Today's Notables

The importance of Marketing (Part 4)

June 2003
Hisashi Furuichi
President and C.E.O.

In last month's Shinko, I mentioned how the three sides of the marketing triangle are closely interrelated and interdependent. All employees, for example, should know the mission of the corporation. What business are we in and what is our company really about? That is the true essence of internal marketing. We will fail if we implement marketing activities that try to answer "What can we sell?" or "What can we do?". Successful marketing comes from a thorough understanding of the customer's viewpoint. Instead of asking "What are we trying to sell?" we need to ask, "What does the customer want to buy?" Marketing starts with this very basic principle of understanding the customer. We need to provide the product and service that gives the customer the solution instead of marketing "what we can do." We can then develop the strategy and techniques to provide that product and service.
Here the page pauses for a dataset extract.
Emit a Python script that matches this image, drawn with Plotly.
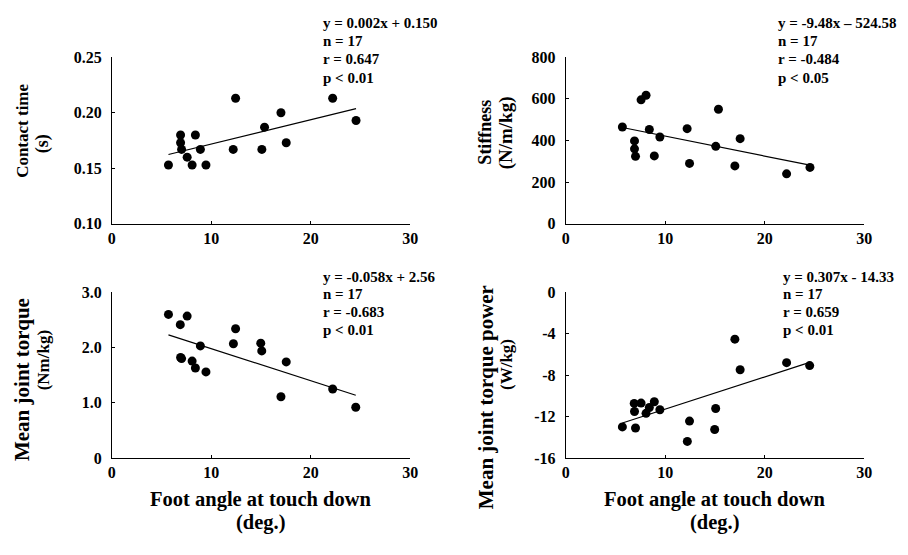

As I said before, interactive marketing is crucial in being able to understand first, what the customer will buy, and second, what solution in the form of a product or service they are looking for. Furthermore, if external marketing between the corporation and customer is not linked to interactive marketing, the marketing concept will not function properly. The three types of marketing are interdependent and interrelated. At TK, we have incorporated our internal marketing in the mid-term operations plan along with implementation of ISO, a strategic sales training and a new human resources concept. External marketing efforts have been improved through better advertising, a new company profile, web site and a logo promotional program as part of the mid-term operations plan. Interactive marketing is taking the form of exhibitions and seminars aimed at customers. Marketing to vendors and other stakeholders will become also become more important.

As mentioned previously, marketing our service as well as the product is important and will provide the key to understanding what comprehensive marketing concept will satisfy customers. Marketing is the culmination of policies implemented from the customer's standpoint after careful detailed analysis of the buying and selling process. The Public Relations office was established May 21 with a plan to specifically support these overall marketing operations.